§ What is required: Print nothing but the lines from the start of the listing below through the line that contains "XAxis, YAxis, ReferenceLine". Do not include the pictures.

§ Source data:
↓
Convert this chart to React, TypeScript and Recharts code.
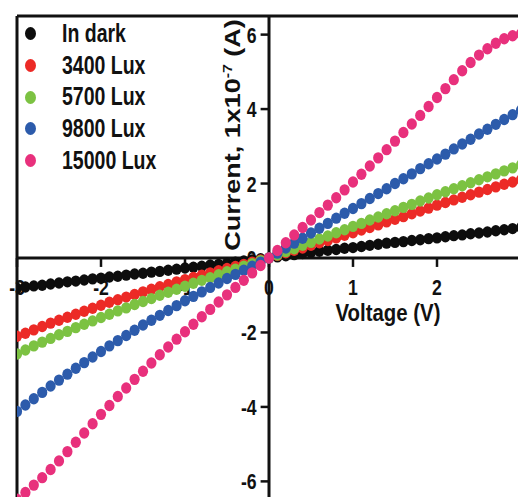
import React from 'react';
import { ScatterChart, Scatter, XAxis, YAxis, ReferenceLine } from 'recharts';

// bias sweep, -3 V to 3 V in 0.1 V steps
const VOLTAGE = [
  -3, -2.9, -2.8, -2.7, -2.6, -2.5, -2.4, -2.3, -2.2, -2.1, -2, -1.9, -1.8, -1.7, -1.6, -1.5, -1.4, -1.3, -1.2, -1.1,
  -1, -0.9, -0.8, -0.7, -0.6, -0.5, -0.4, -0.3, -0.2, -0.1, 0, 0.1, 0.2, 0.3, 0.4, 0.5, 0.6, 0.7, 0.8, 0.9,
  1, 1.1, 1.2, 1.3, 1.4, 1.5, 1.6, 1.7, 1.8, 1.9, 2, 2.1, 2.2, 2.3, 2.4, 2.5, 2.6, 2.7, 2.8, 2.9, 3,
];

// current in units of 1e-7 A
const DARK = [
  -0.81, -0.78, -0.75, -0.73, -0.7, -0.67, -0.64, -0.62, -0.59, -0.56, -0.54, -0.51, -0.49, -0.46, -0.43, -0.41, -0.38, -0.36, -0.33, -0.3,
  -0.27, -0.25, -0.22, -0.19, -0.17, -0.14, -0.11, -0.08, -0.05, -0.02, 0, 0.03, 0.06, 0.09, 0.12, 0.15, 0.18, 0.21, 0.23, 0.26,
  0.28, 0.31, 0.34, 0.37, 0.4, 0.42, 0.44, 0.47, 0.49, 0.52, 0.54, 0.57, 0.6, 0.62, 0.65, 0.67, 0.7, 0.73, 0.76, 0.79, 0.82,
];
const LUX_3400 = [
  -2.1, -2.02, -1.93, -1.84, -1.75, -1.67, -1.59, -1.51, -1.43, -1.35, -1.27, -1.19, -1.12, -1.05, -0.98, -0.91, -0.84, -0.77, -0.71, -0.64,
  -0.58, -0.52, -0.46, -0.4, -0.34, -0.28, -0.23, -0.17, -0.11, -0.05, 0, 0.07, 0.14, 0.21, 0.27, 0.34, 0.41, 0.47, 0.54, 0.61,
  0.68, 0.75, 0.82, 0.89, 0.97, 1.04, 1.11, 1.19, 1.26, 1.34, 1.42, 1.49, 1.56, 1.63, 1.7, 1.77, 1.84, 1.91, 1.98, 2.04, 2.1,
];
const LUX_5700 = [
  -2.58, -2.47, -2.36, -2.26, -2.16, -2.06, -1.97, -1.87, -1.78, -1.69, -1.6, -1.51, -1.42, -1.34, -1.25, -1.17, -1.09, -1.0, -0.92, -0.84,
  -0.76, -0.68, -0.6, -0.53, -0.45, -0.37, -0.3, -0.22, -0.15, -0.07, 0, 0.08, 0.17, 0.25, 0.34, 0.42, 0.51, 0.59, 0.68, 0.76,
  0.85, 0.93, 1.02, 1.1, 1.19, 1.27, 1.36, 1.44, 1.53, 1.61, 1.7, 1.78, 1.86, 1.94, 2.02, 2.1, 2.18, 2.26, 2.34, 2.42, 2.5,
];
const LUX_9800 = [
  -4.12, -3.95, -3.78, -3.61, -3.44, -3.28, -3.12, -2.96, -2.81, -2.66, -2.51, -2.36, -2.22, -2.08, -1.94, -1.8, -1.67, -1.54, -1.41, -1.28,
  -1.15, -1.03, -0.91, -0.79, -0.67, -0.55, -0.44, -0.33, -0.22, -0.11, 0, 0.13, 0.27, 0.4, 0.53, 0.67, 0.8, 0.93, 1.07, 1.2,
  1.33, 1.46, 1.6, 1.73, 1.86, 2.0, 2.13, 2.26, 2.4, 2.53, 2.66, 2.79, 2.93, 3.06, 3.19, 3.33, 3.46, 3.59, 3.72, 3.85, 3.97,
];
const LUX_15000 = [
  -6.48, -6.3, -6.1, -5.9, -5.68, -5.45, -5.2, -4.95, -4.7, -4.45, -4.2, -3.96, -3.72, -3.49, -3.26, -3.04, -2.82, -2.6, -2.39, -2.18,
  -1.98, -1.78, -1.58, -1.38, -1.18, -0.99, -0.79, -0.6, -0.4, -0.2, 0, 0.2, 0.41, 0.62, 0.82, 1.02, 1.22, 1.42, 1.62, 1.83,
  2.04, 2.25, 2.47, 2.69, 2.91, 3.14, 3.37, 3.6, 3.83, 4.07, 4.31, 4.55, 4.79, 5.03, 5.25, 5.45, 5.62, 5.77, 5.89, 5.97, 6.02,
];

const SERIES_NAMES = ['In dark', '3400 Lux', '5700 Lux', '9800 Lux', '15000 Lux'];
const SERIES_VALUES = [DARK, LUX_3400, LUX_5700, LUX_9800, LUX_15000];
const SERIES_COLORS = ['#0d0d0d', '#ec2a26', '#7cc242', '#2c5bab', '#e8307c'];

// the 3 V tick sits past the cropped right edge, so it carries no label
const X_TICKS = [-3, -2, -1, 0, 1, 2, 3];
const X_TICK_LABELS = ['-3', '-2', '-1', '0', '1', '2', ''];
const Y_TICKS = [-6, -4, -2, 0, 2, 4, 6];
const Y_TICK_LABELS = ['-6', '-4', '-2', '0', '2', '4', '6'];

const FONT = "'Liberation Sans', Arial, sans-serif";

const Dot = (props: any) => (
  <ellipse cx={props.cx} cy={props.cy} rx={5.1} ry={5.7} fill={props.fill} />
);

const xTickLabel = (text: string) => (props: any) => {
  const vb = props.viewBox || {};
  const x = vb.x ?? 0;
  const y = (vb.y ?? 0) + (vb.height ?? 0) + 28;
  return (
    <text transform={`translate(${x},${y}) scale(0.8,1)`} textAnchor="middle" fontSize={22} fontWeight="bold" fontFamily={FONT} fill="#111">
      {text}
    </text>
  );
};

const yTickLabel = (text: string) => (props: any) => {
  const vb = props.viewBox || {};
  const x = (vb.x ?? 0) - 4;
  const y = (vb.y ?? 0) + 8;
  return (
    <text transform={`translate(${x},${y}) scale(0.8,1)`} textAnchor="end" fontSize={22} fontWeight="bold" fontFamily={FONT} fill="#111">
      {text}
    </text>
  );
};

const yTitle = (props: any) => {
  const vb = props.viewBox || {};
  const x = (vb.x ?? 0) - 29;
  const y = (vb.y ?? 0) + 119;
  return (
    <text transform={`translate(${x},${y}) scale(0.85,1) rotate(-90)`} textAnchor="middle" fontSize={27} fontWeight="bold" fontFamily={FONT} fill="#111">
      Current, 1x10
      <tspan dy={-10} fontSize={16}>-7</tspan>
      <tspan dy={10}> (A)</tspan>
    </text>
  );
};

const xTitle = (props: any) => {
  const vb = props.viewBox || {};
  const x = (vb.x ?? 0) + 371;
  const y = (vb.y ?? 0) + 63;
  return (
    <text transform={`translate(${x},${y}) scale(0.85,1)`} textAnchor="middle" fontSize={24} fontWeight="bold" fontFamily={FONT} fill="#111">
      Voltage (V)
    </text>
  );
};

export default function App() {
  const series = SERIES_NAMES.map((name, i) => ({
    name,
    color: SERIES_COLORS[i],
    data: VOLTAGE.map((v, j) => ({ x: v, y: SERIES_VALUES[i][j] })),
  }));

  return (
    <div style={{ position: 'absolute', left: 0, top: 0, width: 518, height: 497, overflow: 'hidden', background: '#fff' }}>
      <ScatterChart width={540} height={520} margin={{ top: 16, right: 19, bottom: 20, left: 17 }}>
        <XAxis type="number" dataKey="x" domain={[-3, 3]} allowDataOverflow hide />
        <YAxis type="number" dataKey="y" domain={[-6.5, 6.5]} allowDataOverflow hide />
        {/* frame: top and left edges of the plot box */}
        <ReferenceLine y={6.5} stroke="#111" strokeWidth={3} />
        <ReferenceLine x={-3} stroke="#111" strokeWidth={3} />
        <ReferenceLine y={0} stroke="#111" strokeWidth={3} label={xTitle} />
        <ReferenceLine x={0} stroke="#111" strokeWidth={3} label={yTitle} />
        {X_TICKS.map((t, i) => (
          <ReferenceLine key={`xt${t}`} segment={[{ x: t, y: 0 }, { x: t, y: -0.24 }]} stroke="#111" strokeWidth={2.5}
            label={xTickLabel(X_TICK_LABELS[i])} />
        ))}
        {Y_TICKS.map((t, i) => (
          <ReferenceLine key={`yt${t}`} segment={[{ x: -0.1, y: t }, { x: 0, y: t }]} stroke="#111" strokeWidth={2.5}
            label={yTickLabel(Y_TICK_LABELS[i])} />
        ))}
        {series.map((s) => (
          <Scatter key={s.name} name={s.name} data={s.data} fill={s.color} shape={Dot} isAnimationActive={false} />
        ))}
      </ScatterChart>
      <div style={{ position: 'absolute', left: 0, top: 18, fontFamily: FONT, fontWeight: 'bold', color: '#111' }}>
        {series.map((s) => (
          <div key={s.name} style={{ position: 'relative', height: 31.7, width: 200 }}>
            <span style={{ position: 'absolute', left: 24.5, top: 9.3, width: 11, height: 13, borderRadius: '50%', background: s.color }} />
            <span style={{ position: 'absolute', left: 62, top: 0, fontSize: 25, lineHeight: '31.7px', whiteSpace: 'nowrap',
              transform: 'scaleX(0.78)', transformOrigin: 'left center' }}>{s.name}</span>
          </div>
        ))}
      </div>
    </div>
  );
}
↑
§ Correct result:
Convert this chart to React, TypeScript and Recharts code.
import React from 'react';
import { ScatterChart, Scatter, XAxis, YAxis, ReferenceLine } from 'recharts';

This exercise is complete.